STATED GOAL: Beginning with the opening line of the entries, return every line through the one containing "import seaborn as sns", both included, and nothing else. Omit pictures.

— Start PROVIDED DATA —

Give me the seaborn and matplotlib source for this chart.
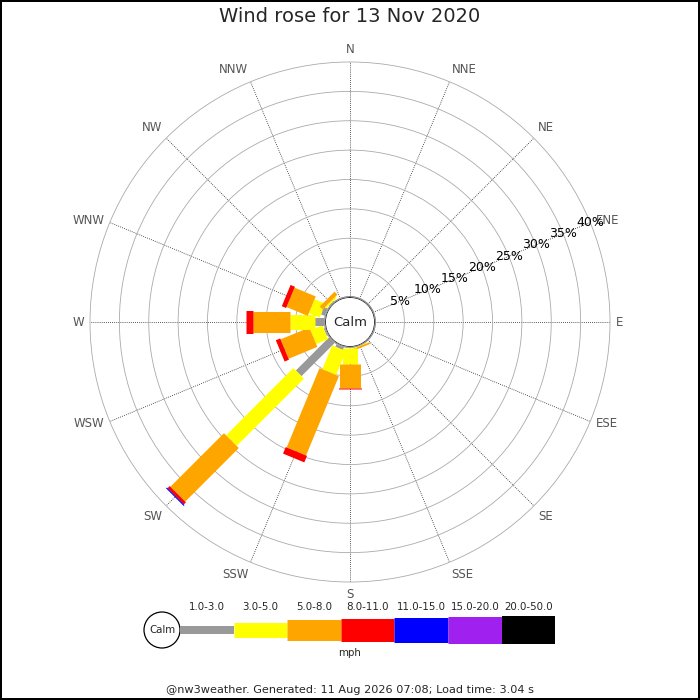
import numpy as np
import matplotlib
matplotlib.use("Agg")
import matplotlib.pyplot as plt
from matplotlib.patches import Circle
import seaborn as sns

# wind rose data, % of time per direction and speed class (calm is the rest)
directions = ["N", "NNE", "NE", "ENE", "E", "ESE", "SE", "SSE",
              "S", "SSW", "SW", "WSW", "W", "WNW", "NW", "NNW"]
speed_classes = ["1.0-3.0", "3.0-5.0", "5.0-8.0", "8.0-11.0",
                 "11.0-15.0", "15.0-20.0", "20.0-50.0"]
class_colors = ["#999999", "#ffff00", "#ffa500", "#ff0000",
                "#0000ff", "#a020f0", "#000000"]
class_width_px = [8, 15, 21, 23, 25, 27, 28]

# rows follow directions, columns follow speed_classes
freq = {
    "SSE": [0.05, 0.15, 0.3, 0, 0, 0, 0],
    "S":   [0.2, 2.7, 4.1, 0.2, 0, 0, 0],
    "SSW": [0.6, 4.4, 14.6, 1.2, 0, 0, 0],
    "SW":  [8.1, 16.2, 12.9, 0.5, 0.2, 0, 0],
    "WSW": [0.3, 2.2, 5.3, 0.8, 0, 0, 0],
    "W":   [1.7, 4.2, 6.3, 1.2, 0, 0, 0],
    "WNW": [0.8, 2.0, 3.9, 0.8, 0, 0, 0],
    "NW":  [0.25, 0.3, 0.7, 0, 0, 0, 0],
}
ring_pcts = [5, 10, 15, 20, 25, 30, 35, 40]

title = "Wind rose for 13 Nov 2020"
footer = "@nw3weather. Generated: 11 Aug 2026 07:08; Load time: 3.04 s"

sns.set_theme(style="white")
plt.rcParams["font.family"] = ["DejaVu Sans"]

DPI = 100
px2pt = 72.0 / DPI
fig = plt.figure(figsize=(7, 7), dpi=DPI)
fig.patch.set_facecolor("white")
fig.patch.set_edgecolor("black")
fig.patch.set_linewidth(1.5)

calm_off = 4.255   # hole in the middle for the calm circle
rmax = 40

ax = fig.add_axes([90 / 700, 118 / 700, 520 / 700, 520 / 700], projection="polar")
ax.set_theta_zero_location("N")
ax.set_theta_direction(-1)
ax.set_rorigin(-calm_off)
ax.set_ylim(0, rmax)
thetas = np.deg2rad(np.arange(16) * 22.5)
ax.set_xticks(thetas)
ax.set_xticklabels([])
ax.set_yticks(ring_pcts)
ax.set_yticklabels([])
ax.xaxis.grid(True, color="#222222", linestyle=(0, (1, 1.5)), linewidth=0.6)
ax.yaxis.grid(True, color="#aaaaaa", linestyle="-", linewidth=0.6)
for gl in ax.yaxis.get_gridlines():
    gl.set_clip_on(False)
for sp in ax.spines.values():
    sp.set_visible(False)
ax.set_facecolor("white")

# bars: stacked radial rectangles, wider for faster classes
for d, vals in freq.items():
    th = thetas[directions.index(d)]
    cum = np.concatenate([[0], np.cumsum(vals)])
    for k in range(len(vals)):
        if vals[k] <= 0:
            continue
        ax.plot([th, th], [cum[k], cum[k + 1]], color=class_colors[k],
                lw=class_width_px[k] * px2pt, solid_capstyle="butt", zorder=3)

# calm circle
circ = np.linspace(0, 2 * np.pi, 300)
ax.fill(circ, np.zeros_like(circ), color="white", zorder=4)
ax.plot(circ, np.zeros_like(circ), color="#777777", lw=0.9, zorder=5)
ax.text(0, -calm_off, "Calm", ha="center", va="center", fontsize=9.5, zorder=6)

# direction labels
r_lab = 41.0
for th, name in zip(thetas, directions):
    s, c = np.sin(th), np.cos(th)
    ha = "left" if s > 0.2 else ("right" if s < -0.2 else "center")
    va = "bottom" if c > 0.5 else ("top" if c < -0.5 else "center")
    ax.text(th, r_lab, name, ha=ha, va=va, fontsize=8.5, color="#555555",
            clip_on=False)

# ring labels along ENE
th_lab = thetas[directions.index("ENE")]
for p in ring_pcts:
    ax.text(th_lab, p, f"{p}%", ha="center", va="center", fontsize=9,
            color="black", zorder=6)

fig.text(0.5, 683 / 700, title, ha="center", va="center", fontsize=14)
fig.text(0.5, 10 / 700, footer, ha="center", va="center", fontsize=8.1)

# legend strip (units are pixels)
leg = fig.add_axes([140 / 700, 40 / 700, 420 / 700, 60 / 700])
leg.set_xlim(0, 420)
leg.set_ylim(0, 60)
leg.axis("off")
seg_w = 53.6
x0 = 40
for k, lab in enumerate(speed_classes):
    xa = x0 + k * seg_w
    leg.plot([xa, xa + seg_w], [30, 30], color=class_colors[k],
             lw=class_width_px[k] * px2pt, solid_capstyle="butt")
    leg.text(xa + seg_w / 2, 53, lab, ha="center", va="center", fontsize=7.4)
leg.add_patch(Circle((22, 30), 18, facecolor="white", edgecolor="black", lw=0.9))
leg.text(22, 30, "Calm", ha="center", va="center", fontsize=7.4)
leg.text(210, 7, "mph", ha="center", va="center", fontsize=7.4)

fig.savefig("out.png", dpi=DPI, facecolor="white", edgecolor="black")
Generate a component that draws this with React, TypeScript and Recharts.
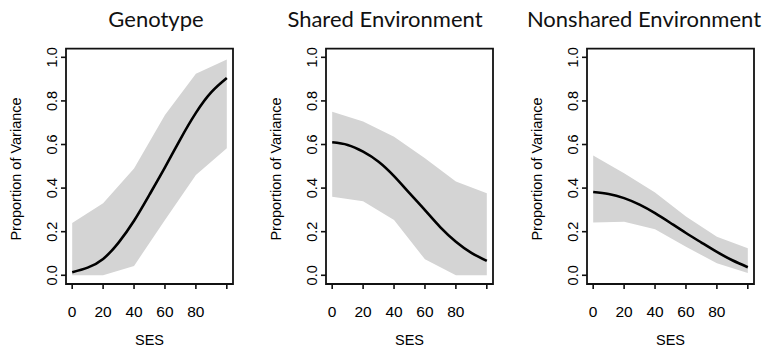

— End PROVIDED DATA —

FINISHED ANSWER:
Give me the seaborn and matplotlib source for this chart.
import numpy as np
import matplotlib
matplotlib.use("Agg")
import matplotlib.pyplot as plt
from matplotlib.patches import Circle
import seaborn as sns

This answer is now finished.